If possible, consider arranging an overnight stay in a residence hall on campus. Talk with your host or a member of the residence life staff to learn more about various campus housing options.
During your campus visit, continually ask yourself, “Can I see myself here? Is this school a good match for me? Do I feel at home here?” You might also want to jot down a few notes about the campus or take some photos because schools may begin to run together if you visit more than one.
Finding Out More About a School
Don’t worry if you aren’t able to visit every campus that interests you. You can learn a lot about a school by exploring its website (for a list of Virginia schools’ websites, click here), or by taking a virtual tour of the campus online. To access a list of some of the Virginia colleges and universities that offer virtual tours, click here. You can follow a school on Twitter and Facebook for campus updates.
Don’t have reliable access to the web? Check out the school’s catalogs or brochures, which you can pick up in person or have mailed to your home.
In addition to gathering information provided by the school, students can find out more about a school from outside sources.
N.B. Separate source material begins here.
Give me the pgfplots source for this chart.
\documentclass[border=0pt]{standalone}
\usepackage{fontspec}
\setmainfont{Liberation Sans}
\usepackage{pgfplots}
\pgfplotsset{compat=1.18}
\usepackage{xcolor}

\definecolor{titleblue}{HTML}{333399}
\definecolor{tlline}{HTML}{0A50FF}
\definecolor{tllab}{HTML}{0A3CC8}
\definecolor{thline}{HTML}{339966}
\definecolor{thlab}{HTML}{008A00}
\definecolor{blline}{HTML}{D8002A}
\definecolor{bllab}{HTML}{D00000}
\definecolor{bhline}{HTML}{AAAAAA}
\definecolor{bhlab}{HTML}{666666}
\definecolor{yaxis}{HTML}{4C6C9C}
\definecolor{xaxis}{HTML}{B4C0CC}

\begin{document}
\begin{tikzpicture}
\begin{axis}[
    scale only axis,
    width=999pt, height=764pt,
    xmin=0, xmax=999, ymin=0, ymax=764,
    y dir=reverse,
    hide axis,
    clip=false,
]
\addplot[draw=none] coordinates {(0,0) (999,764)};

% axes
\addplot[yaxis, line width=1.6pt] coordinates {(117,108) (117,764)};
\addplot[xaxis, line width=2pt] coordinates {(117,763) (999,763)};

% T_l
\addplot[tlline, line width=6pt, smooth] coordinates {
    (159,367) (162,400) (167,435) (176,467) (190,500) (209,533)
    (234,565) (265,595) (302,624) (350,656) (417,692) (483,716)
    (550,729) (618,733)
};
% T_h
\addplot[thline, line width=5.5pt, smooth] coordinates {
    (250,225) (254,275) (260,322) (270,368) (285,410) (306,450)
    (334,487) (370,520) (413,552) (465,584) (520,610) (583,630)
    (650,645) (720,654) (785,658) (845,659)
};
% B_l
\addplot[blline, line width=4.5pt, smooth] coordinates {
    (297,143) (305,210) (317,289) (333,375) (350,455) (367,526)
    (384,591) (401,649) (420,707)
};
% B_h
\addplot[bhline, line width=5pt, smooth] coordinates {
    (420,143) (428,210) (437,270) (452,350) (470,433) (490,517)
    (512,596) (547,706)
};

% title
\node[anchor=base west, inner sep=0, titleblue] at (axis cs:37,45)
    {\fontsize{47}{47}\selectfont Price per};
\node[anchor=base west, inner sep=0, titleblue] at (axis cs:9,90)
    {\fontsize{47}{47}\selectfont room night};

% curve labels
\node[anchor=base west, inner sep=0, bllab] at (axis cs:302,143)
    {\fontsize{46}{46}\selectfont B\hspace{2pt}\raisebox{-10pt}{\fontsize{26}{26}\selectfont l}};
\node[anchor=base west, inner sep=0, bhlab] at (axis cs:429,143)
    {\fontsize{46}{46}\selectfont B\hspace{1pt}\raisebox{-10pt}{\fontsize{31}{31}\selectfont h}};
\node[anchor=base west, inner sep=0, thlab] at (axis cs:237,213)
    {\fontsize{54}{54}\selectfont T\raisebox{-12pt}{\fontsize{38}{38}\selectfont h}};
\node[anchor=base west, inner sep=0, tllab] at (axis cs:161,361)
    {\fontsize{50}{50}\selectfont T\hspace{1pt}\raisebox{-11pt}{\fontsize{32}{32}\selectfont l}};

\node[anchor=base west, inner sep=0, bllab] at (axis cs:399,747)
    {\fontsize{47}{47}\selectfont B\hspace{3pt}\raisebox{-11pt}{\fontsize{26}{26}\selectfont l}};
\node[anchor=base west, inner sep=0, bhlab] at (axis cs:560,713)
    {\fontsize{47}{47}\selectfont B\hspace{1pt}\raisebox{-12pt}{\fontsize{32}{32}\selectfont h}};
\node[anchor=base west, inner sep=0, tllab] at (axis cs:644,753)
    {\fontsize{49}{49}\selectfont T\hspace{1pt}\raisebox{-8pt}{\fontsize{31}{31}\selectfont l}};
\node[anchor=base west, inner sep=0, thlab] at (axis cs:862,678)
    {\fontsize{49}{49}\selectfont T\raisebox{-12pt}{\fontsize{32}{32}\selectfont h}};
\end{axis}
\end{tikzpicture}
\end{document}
Consider the following resources to learn more about schools that interest you:
- Attend college or career fairs in your area.
- Get in touch with graduates and alumni of schools that interest you.
- Ask your school counselor or a librarian to recommend a college information guide.
- Contact potential employers and ask the Human Resources officer how graduates from a particular school or program are perceived.
- Schedule an appointment with your school counselor or a local access provider and go prepared with a list of questions about the schools that interest you. If they can’t answer your questions, they might be able to direct you to someone who can.
- Check out the 2015-16 Opportunities Guide and Workbook.